## REQUIREMENTS
In the records below, find the line that contains "Output the Python" and the line that contains "2000, 2200, 2400]". Set down exactly those lines and every line between them, and nothing more.

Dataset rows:

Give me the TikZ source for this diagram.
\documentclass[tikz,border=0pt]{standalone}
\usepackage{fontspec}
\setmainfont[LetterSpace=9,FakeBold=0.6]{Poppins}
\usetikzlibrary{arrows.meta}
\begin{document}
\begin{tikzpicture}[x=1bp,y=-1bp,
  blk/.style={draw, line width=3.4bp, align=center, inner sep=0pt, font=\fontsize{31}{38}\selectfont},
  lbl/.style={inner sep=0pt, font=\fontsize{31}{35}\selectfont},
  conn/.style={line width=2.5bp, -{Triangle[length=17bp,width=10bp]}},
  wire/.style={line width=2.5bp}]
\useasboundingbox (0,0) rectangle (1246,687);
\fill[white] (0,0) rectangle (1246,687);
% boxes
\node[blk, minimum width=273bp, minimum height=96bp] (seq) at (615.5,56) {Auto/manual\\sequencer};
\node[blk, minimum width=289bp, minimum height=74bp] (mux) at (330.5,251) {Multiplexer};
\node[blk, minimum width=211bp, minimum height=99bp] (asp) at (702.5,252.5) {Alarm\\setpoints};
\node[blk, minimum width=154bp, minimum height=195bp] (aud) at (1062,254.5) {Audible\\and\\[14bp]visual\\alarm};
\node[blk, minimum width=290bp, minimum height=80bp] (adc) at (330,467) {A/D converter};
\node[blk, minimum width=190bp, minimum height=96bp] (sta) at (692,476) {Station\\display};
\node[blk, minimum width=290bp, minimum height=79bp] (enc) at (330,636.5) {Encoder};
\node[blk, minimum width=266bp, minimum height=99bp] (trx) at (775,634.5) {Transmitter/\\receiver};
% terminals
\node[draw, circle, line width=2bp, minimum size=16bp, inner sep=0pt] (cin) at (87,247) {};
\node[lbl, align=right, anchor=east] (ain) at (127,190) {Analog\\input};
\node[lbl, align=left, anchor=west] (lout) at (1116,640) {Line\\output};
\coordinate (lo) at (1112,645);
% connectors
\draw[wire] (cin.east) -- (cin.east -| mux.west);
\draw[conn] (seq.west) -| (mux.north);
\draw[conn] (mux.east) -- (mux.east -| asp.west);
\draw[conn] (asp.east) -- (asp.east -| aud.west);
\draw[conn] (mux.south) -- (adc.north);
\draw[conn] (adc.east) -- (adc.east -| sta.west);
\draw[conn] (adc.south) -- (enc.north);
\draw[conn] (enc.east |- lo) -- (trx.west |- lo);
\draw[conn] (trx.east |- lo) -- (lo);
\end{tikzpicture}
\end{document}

---

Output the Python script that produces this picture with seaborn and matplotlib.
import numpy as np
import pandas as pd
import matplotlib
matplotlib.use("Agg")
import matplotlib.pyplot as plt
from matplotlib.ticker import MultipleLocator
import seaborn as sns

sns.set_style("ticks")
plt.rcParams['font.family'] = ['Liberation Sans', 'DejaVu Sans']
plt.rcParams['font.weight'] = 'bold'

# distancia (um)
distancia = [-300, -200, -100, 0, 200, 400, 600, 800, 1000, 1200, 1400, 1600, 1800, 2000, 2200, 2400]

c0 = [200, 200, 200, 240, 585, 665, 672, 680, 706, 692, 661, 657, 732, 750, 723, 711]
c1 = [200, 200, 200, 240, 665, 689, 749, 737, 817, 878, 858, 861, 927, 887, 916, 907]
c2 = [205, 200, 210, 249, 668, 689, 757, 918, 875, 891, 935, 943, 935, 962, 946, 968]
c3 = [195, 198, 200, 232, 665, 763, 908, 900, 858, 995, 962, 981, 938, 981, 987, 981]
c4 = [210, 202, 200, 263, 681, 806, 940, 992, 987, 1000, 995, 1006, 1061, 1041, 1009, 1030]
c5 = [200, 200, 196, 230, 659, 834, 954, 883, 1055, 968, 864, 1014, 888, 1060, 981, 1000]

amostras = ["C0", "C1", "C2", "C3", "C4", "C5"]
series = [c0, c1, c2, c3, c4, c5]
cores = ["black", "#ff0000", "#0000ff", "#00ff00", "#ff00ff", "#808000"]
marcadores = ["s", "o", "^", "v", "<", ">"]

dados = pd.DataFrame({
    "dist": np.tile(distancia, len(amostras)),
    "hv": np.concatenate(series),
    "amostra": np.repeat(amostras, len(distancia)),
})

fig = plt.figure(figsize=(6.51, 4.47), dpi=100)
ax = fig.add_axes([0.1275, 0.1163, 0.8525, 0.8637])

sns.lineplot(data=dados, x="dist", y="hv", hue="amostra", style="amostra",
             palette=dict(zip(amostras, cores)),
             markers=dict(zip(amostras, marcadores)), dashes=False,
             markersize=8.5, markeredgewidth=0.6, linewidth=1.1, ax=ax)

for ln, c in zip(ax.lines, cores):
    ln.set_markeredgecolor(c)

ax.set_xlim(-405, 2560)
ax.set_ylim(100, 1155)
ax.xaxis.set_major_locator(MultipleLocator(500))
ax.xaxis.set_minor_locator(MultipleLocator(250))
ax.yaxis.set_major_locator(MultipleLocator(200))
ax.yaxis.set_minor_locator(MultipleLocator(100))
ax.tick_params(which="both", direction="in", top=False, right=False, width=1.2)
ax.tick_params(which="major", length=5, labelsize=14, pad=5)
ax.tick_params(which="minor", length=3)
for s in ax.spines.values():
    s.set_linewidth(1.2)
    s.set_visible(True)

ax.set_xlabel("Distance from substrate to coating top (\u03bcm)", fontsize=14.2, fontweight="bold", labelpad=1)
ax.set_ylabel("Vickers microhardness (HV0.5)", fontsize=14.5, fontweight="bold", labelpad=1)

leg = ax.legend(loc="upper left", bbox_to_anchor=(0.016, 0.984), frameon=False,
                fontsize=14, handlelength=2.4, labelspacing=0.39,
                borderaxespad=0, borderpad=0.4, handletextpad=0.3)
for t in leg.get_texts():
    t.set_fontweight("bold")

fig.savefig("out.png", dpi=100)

---

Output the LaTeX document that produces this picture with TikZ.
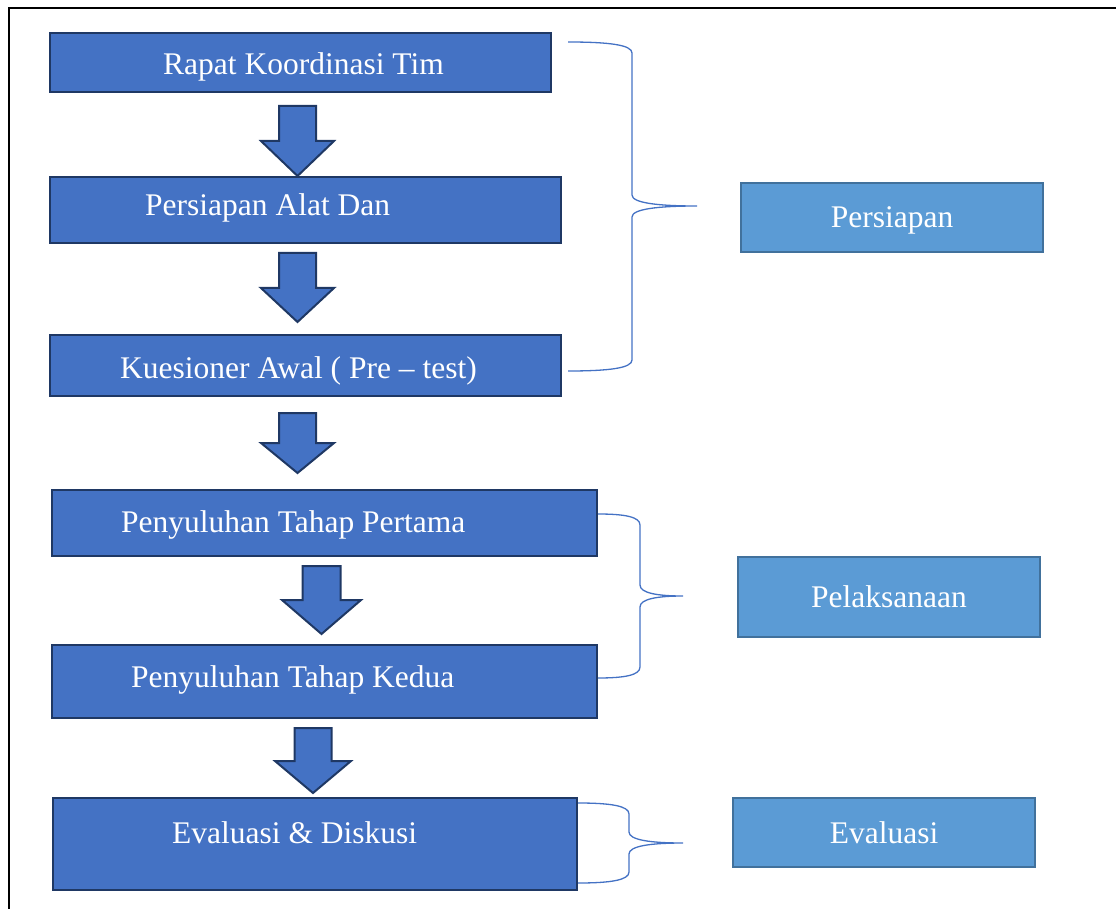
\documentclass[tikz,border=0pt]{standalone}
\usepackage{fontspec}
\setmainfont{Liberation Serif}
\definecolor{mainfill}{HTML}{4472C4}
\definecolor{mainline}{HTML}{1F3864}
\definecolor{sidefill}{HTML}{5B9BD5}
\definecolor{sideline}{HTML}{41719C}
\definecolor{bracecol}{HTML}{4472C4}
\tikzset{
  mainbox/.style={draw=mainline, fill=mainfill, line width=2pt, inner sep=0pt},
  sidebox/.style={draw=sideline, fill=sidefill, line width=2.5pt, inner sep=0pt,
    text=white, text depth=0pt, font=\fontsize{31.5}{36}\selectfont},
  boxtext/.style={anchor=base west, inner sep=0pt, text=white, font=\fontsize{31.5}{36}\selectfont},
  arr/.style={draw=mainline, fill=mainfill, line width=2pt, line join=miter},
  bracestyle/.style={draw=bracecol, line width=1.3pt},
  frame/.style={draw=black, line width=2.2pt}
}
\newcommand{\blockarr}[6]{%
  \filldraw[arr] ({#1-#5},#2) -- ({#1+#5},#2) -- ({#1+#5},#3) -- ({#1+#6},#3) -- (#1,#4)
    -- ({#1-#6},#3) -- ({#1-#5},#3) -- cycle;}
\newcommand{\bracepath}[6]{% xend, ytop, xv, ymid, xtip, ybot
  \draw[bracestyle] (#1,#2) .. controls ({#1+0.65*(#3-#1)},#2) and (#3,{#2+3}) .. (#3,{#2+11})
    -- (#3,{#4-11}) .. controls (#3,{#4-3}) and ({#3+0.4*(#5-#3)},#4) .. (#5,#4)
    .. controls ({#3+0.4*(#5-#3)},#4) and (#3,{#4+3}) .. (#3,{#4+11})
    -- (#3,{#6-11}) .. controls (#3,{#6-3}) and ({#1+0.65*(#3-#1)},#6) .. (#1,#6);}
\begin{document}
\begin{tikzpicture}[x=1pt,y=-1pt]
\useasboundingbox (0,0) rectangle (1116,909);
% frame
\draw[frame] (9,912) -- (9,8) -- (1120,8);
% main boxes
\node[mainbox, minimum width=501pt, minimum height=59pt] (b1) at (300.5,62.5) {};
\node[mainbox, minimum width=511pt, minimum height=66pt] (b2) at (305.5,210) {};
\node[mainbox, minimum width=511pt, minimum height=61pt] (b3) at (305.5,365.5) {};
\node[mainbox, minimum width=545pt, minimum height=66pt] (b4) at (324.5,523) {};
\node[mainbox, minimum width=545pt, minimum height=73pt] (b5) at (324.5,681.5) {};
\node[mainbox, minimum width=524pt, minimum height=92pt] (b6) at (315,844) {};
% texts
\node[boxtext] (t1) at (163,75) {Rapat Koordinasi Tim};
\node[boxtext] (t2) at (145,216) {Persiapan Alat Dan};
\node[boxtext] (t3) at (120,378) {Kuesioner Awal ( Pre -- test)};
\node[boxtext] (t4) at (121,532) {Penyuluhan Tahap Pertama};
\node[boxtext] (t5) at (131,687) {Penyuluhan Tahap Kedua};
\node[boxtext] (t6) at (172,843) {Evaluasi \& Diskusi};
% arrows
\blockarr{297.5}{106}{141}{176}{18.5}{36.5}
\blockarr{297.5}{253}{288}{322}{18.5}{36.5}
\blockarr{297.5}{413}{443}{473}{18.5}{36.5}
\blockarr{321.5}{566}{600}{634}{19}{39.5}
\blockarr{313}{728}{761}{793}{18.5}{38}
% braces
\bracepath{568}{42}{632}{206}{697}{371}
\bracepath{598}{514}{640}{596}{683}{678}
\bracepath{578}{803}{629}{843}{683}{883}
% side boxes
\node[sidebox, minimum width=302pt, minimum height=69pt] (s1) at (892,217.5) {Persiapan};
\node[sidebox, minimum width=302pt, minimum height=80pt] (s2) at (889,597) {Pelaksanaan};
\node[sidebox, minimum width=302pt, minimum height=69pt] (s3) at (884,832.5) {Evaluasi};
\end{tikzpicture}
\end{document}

## ANSWER TO THIS EXERCISE
Output the Python script that produces this picture with seaborn and matplotlib.
import numpy as np
import pandas as pd
import matplotlib
matplotlib.use("Agg")
import matplotlib.pyplot as plt
from matplotlib.ticker import MultipleLocator
import seaborn as sns

sns.set_style("ticks")
plt.rcParams['font.family'] = ['Liberation Sans', 'DejaVu Sans']
plt.rcParams['font.weight'] = 'bold'

# distancia (um)
distancia = [-300, -200, -100, 0, 200, 400, 600, 800, 1000, 1200, 1400, 1600, 1800, 2000, 2200, 2400]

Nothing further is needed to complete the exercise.